Environment
and
Human Rights

Dr Tom Kerns

 

 

 

 

 

 

 

 

 

 

 

 

Two definitions:


Ethical Relativism
and
Ethical Essentialism

 

 

Ethical relativism and ethical essentialism are two different schools of belief about the nature of ethics. Almost everyone who thinks about it will probably find that they are already in one of the two camps, even if they haven’t fully defined it that way for themselves, and even if they haven’t thought about the matter very consciously. What we will want to do here is just identify what each of these two schools is so that we can use these terms in our future classroom discussions.

Both ethical relativism and ethical essentialism recognize that there is a wide variety of social norms in the world regarding what is good or evil. Many cultures have norms that differ so much from each other that they are virtually contradictory. And social norms of conduct have also varied through the ages, with some eras having very different norms than other eras.

But while both ethical relativism and ethical essentialism recognize that there are in fact many different de facto social norms, they have different interpretations of what that fact means.

Ethical relativism believes that the fact of different social norms proves that there are in fact no behaviors or actions that are in themselves right or wrong. What is right or wrong always depends entirely and only on what a given community believes at a given time.

Ethical relativism believes that there is no independent, objective morality, but only the many different varied moralities as they appear in all their multiple forms, in different times and places. There is no essential morality, accordiing to ethical relativism; there are only the multivarious norms of moralities in all the different eras and cultures around the world.

Ethical essentialism, on the other hand, believes that all the multivaried forms of social norms around the world (including one’s own) are actually only what appear to those cultures to be moral. The various norms themselves only show us what different cultures and eras believe is proper moral behavior. What some cultures believe may not actually be truly moral, but may only appear to that culture to be moral. Some eras and some cultures, for example, have believed that the practice of slavery was morally just and good, or that the killing of infants (infanticide) was morally acceptable. But just because a culture believes those things does not necessarily mean that slavery or infanticide are actually morally good. It just means that in that particular culture or era, the practice of slavery or infanticide was believed to be good.
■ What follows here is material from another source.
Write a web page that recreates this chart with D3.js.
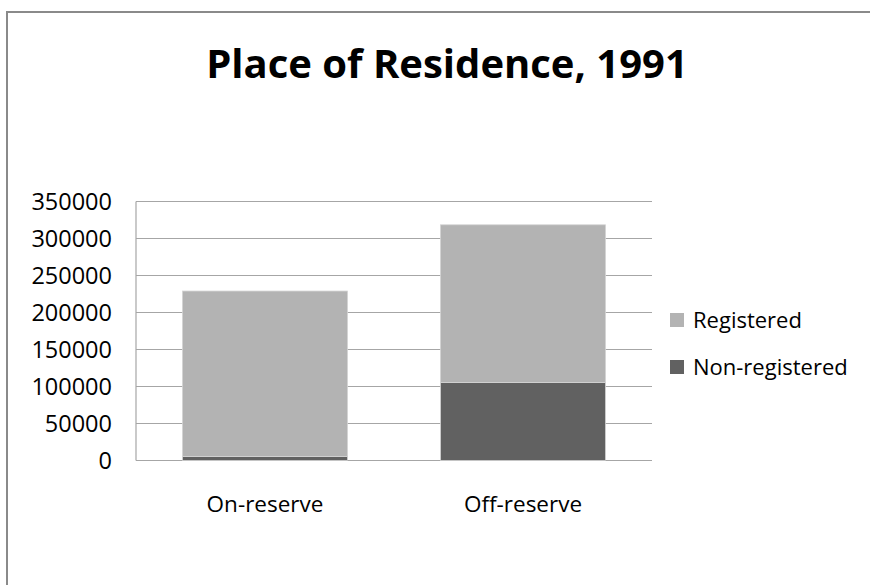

Ethical essentialism, in other words, believes that some actions are good or bad in themselves, in their essence, even if some cultures do not yet recognize those actions as good or bad. According to ethical essentialism, cultures can be mistaken about their ethical beliefs. Cultures can make mistakes. Cultures can get it wrong, i.e., they can fail to recognize which actions are right or wrong, and it may be only in the long view of history that we can look back and recognize how cultures were mistaken.

Ethical relativism, on the other hand, would find it difficult to say that some cultures are mistaken in their ethical beliefs. Ethical relativism believes that a culture’s moral beliefs are what constitute morality. There is no external standard agaiinst which to measure the validity of a culture’s moral beliefs, says ethical relativism.

Ethical essentialism, though, says that there are certain actions which are truly and essentially wrong (slavery may be an example; torture may be an example), or truly and essentially right (treating people with respect may be an example), and that it is only when a culture recognizes this that they become a morally just culture.

Ethical relativism would say that the concept of “morally just culture” is a flawed concept because it implies the existence of an external, essential moral standard against which cultures can be measured. Ethical relativism says there is no such thing as an objective, essential standard for measuring a culture’s “goodness.” All standards, it would say, are culture bound, hence relative.

 

Discussion Questions:

1. Please discuss these two definitions in the classroom discussion folder, and see if you can identify

a) any questions you have about the two concepts, and
b) which of the two ideas, ethical relativism or ethical essentialism, most suits your own beliefs. Please provide each other reasons for why you lean toward that particular belief.

2. Read Erskine Caldwell’s story “Saturday Afternoon” (available in the classroom) and discuss the story in light of these two definitions above.